*What you will do:*
Write the data out again exactly, with no pictures.

*Data shown:*
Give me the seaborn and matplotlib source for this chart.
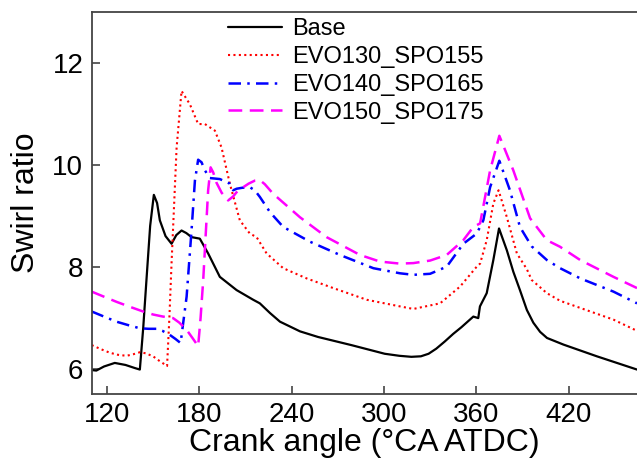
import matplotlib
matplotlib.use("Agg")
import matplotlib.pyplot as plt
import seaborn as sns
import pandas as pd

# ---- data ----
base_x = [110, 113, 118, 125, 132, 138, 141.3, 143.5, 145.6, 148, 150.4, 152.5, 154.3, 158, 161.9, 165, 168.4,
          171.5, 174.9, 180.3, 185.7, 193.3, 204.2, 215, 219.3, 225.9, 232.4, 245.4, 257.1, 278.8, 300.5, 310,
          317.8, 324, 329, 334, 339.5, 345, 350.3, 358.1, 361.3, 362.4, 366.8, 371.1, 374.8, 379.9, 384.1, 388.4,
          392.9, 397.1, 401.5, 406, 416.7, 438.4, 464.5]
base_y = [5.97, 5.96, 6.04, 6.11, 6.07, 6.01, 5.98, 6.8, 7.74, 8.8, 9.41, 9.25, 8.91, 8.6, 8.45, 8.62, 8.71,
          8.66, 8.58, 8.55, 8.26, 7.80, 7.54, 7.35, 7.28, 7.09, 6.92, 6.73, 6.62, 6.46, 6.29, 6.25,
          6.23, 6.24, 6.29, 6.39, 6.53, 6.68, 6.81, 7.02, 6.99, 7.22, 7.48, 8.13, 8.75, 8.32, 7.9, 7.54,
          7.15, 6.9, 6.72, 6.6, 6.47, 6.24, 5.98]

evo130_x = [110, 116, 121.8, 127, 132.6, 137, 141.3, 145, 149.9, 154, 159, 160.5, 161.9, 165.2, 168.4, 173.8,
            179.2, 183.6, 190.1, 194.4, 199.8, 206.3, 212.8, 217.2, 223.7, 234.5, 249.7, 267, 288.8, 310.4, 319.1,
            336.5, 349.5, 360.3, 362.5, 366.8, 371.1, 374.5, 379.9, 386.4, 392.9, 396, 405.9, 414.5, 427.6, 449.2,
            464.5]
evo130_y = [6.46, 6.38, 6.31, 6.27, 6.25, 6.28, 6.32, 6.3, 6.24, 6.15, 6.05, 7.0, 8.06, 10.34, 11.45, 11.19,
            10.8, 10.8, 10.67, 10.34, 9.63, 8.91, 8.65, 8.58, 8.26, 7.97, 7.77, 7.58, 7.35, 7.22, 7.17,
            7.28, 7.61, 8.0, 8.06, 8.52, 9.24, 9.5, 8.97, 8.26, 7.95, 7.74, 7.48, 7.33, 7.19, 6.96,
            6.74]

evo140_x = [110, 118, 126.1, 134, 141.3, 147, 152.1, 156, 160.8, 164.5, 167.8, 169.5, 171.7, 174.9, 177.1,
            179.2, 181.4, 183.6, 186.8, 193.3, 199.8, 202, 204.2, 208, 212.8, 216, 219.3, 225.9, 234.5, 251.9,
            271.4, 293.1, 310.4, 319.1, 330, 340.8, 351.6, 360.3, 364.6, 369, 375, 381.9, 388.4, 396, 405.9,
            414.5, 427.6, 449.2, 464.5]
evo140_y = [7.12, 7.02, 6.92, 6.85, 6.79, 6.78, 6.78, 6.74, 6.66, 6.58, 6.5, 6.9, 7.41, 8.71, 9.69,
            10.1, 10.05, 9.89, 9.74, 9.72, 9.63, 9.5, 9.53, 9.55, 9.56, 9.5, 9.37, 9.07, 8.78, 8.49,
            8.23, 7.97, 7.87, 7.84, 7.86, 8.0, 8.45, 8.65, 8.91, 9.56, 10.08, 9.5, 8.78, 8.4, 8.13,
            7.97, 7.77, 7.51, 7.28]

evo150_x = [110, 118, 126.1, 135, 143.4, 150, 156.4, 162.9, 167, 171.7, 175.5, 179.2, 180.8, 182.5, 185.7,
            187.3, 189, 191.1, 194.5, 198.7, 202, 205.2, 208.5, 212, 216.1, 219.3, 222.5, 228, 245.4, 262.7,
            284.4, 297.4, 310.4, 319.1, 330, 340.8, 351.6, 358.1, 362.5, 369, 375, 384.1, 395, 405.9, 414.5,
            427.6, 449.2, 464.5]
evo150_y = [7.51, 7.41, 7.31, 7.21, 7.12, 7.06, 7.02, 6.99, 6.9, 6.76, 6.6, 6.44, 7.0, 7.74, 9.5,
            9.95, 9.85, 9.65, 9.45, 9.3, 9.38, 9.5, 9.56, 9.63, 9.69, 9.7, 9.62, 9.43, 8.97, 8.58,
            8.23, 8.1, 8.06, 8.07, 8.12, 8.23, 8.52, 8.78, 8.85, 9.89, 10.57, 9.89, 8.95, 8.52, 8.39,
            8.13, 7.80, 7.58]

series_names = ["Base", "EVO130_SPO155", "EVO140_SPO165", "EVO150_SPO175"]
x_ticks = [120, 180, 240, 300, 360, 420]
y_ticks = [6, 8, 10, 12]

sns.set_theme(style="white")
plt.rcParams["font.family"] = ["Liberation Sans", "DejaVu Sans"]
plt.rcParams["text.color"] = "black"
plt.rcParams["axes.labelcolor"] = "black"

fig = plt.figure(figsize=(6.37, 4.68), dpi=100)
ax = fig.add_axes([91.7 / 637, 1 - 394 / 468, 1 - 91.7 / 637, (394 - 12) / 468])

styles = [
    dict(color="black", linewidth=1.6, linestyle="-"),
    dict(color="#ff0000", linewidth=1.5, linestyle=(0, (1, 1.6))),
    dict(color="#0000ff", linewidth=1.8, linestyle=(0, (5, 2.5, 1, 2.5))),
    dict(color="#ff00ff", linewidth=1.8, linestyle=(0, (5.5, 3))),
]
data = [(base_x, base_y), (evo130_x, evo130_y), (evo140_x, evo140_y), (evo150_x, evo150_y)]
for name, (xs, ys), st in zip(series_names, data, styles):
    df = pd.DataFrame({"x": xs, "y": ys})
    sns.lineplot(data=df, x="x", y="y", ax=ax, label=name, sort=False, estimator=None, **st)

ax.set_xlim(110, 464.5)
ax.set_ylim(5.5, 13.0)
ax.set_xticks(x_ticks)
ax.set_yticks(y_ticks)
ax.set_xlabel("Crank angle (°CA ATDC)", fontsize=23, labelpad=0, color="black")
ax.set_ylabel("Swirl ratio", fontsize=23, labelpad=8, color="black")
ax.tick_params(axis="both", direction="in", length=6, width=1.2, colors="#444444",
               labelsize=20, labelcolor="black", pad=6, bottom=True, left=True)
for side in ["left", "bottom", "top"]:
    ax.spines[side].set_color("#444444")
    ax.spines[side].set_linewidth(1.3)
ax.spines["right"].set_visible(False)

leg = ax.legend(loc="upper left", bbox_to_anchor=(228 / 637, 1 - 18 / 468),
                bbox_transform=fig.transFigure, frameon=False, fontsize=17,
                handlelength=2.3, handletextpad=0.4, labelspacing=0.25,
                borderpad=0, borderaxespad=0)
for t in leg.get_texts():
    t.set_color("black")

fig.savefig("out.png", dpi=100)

*Solution to the exercise:*
Give me the seaborn and matplotlib source for this chart.
import matplotlib
matplotlib.use("Agg")
import matplotlib.pyplot as plt
import seaborn as sns
import pandas as pd

# ---- data ----
base_x = [110, 113, 118, 125, 132, 138, 141.3, 143.5, 145.6, 148, 150.4, 152.5, 154.3, 158, 161.9, 165, 168.4,
          171.5, 174.9, 180.3, 185.7, 193.3, 204.2, 215, 219.3, 225.9, 232.4, 245.4, 257.1, 278.8, 300.5, 310,
          317.8, 324, 329, 334, 339.5, 345, 350.3, 358.1, 361.3, 362.4, 366.8, 371.1, 374.8, 379.9, 384.1, 388.4,
          392.9, 397.1, 401.5, 406, 416.7, 438.4, 464.5]
base_y = [5.97, 5.96, 6.04, 6.11, 6.07, 6.01, 5.98, 6.8, 7.74, 8.8, 9.41, 9.25, 8.91, 8.6, 8.45, 8.62, 8.71,
          8.66, 8.58, 8.55, 8.26, 7.80, 7.54, 7.35, 7.28, 7.09, 6.92, 6.73, 6.62, 6.46, 6.29, 6.25,
          6.23, 6.24, 6.29, 6.39, 6.53, 6.68, 6.81, 7.02, 6.99, 7.22, 7.48, 8.13, 8.75, 8.32, 7.9, 7.54,
          7.15, 6.9, 6.72, 6.6, 6.47, 6.24, 5.98]

evo130_x = [110, 116, 121.8, 127, 132.6, 137, 141.3, 145, 149.9, 154, 159, 160.5, 161.9, 165.2, 168.4, 173.8,
            179.2, 183.6, 190.1, 194.4, 199.8, 206.3, 212.8, 217.2, 223.7, 234.5, 249.7, 267, 288.8, 310.4, 319.1,
            336.5, 349.5, 360.3, 362.5, 366.8, 371.1, 374.5, 379.9, 386.4, 392.9, 396, 405.9, 414.5, 427.6, 449.2,
            464.5]
evo130_y = [6.46, 6.38, 6.31, 6.27, 6.25, 6.28, 6.32, 6.3, 6.24, 6.15, 6.05, 7.0, 8.06, 10.34, 11.45, 11.19,
            10.8, 10.8, 10.67, 10.34, 9.63, 8.91, 8.65, 8.58, 8.26, 7.97, 7.77, 7.58, 7.35, 7.22, 7.17,
            7.28, 7.61, 8.0, 8.06, 8.52, 9.24, 9.5, 8.97, 8.26, 7.95, 7.74, 7.48, 7.33, 7.19, 6.96,
            6.74]

evo140_x = [110, 118, 126.1, 134, 141.3, 147, 152.1, 156, 160.8, 164.5, 167.8, 169.5, 171.7, 174.9, 177.1,
            179.2, 181.4, 183.6, 186.8, 193.3, 199.8, 202, 204.2, 208, 212.8, 216, 219.3, 225.9, 234.5, 251.9,
            271.4, 293.1, 310.4, 319.1, 330, 340.8, 351.6, 360.3, 364.6, 369, 375, 381.9, 388.4, 396, 405.9,
            414.5, 427.6, 449.2, 464.5]
evo140_y = [7.12, 7.02, 6.92, 6.85, 6.79, 6.78, 6.78, 6.74, 6.66, 6.58, 6.5, 6.9, 7.41, 8.71, 9.69,
            10.1, 10.05, 9.89, 9.74, 9.72, 9.63, 9.5, 9.53, 9.55, 9.56, 9.5, 9.37, 9.07, 8.78, 8.49,
            8.23, 7.97, 7.87, 7.84, 7.86, 8.0, 8.45, 8.65, 8.91, 9.56, 10.08, 9.5, 8.78, 8.4, 8.13,
            7.97, 7.77, 7.51, 7.28]

evo150_x = [110, 118, 126.1, 135, 143.4, 150, 156.4, 162.9, 167, 171.7, 175.5, 179.2, 180.8, 182.5, 185.7,
            187.3, 189, 191.1, 194.5, 198.7, 202, 205.2, 208.5, 212, 216.1, 219.3, 222.5, 228, 245.4, 262.7,
            284.4, 297.4, 310.4, 319.1, 330, 340.8, 351.6, 358.1, 362.5, 369, 375, 384.1, 395, 405.9, 414.5,
            427.6, 449.2, 464.5]
evo150_y = [7.51, 7.41, 7.31, 7.21, 7.12, 7.06, 7.02, 6.99, 6.9, 6.76, 6.6, 6.44, 7.0, 7.74, 9.5,
            9.95, 9.85, 9.65, 9.45, 9.3, 9.38, 9.5, 9.56, 9.63, 9.69, 9.7, 9.62, 9.43, 8.97, 8.58,
            8.23, 8.1, 8.06, 8.07, 8.12, 8.23, 8.52, 8.78, 8.85, 9.89, 10.57, 9.89, 8.95, 8.52, 8.39,
            8.13, 7.80, 7.58]

series_names = ["Base", "EVO130_SPO155", "EVO140_SPO165", "EVO150_SPO175"]
x_ticks = [120, 180, 240, 300, 360, 420]
y_ticks = [6, 8, 10, 12]

sns.set_theme(style="white")
plt.rcParams["font.family"] = ["Liberation Sans", "DejaVu Sans"]
plt.rcParams["text.color"] = "black"
plt.rcParams["axes.labelcolor"] = "black"

fig = plt.figure(figsize=(6.37, 4.68), dpi=100)
ax = fig.add_axes([91.7 / 637, 1 - 394 / 468, 1 - 91.7 / 637, (394 - 12) / 468])

styles = [
    dict(color="black", linewidth=1.6, linestyle="-"),
    dict(color="#ff0000", linewidth=1.5, linestyle=(0, (1, 1.6))),
    dict(color="#0000ff", linewidth=1.8, linestyle=(0, (5, 2.5, 1, 2.5))),
    dict(color="#ff00ff", linewidth=1.8, linestyle=(0, (5.5, 3))),
]
data = [(base_x, base_y), (evo130_x, evo130_y), (evo140_x, evo140_y), (evo150_x, evo150_y)]
for name, (xs, ys), st in zip(series_names, data, styles):
    df = pd.DataFrame({"x": xs, "y": ys})
    sns.lineplot(data=df, x="x", y="y", ax=ax, label=name, sort=False, estimator=None, **st)

ax.set_xlim(110, 464.5)
ax.set_ylim(5.5, 13.0)
ax.set_xticks(x_ticks)
ax.set_yticks(y_ticks)
ax.set_xlabel("Crank angle (°CA ATDC)", fontsize=23, labelpad=0, color="black")
ax.set_ylabel("Swirl ratio", fontsize=23, labelpad=8, color="black")
ax.tick_params(axis="both", direction="in", length=6, width=1.2, colors="#444444",
               labelsize=20, labelcolor="black", pad=6, bottom=True, left=True)
for side in ["left", "bottom", "top"]:
    ax.spines[side].set_color("#444444")
    ax.spines[side].set_linewidth(1.3)
ax.spines["right"].set_visible(False)

leg = ax.legend(loc="upper left", bbox_to_anchor=(228 / 637, 1 - 18 / 468),
                bbox_transform=fig.transFigure, frameon=False, fontsize=17,
                handlelength=2.3, handletextpad=0.4, labelspacing=0.25,
                borderpad=0, borderaxespad=0)
for t in leg.get_texts():
    t.set_color("black")

fig.savefig("out.png", dpi=100)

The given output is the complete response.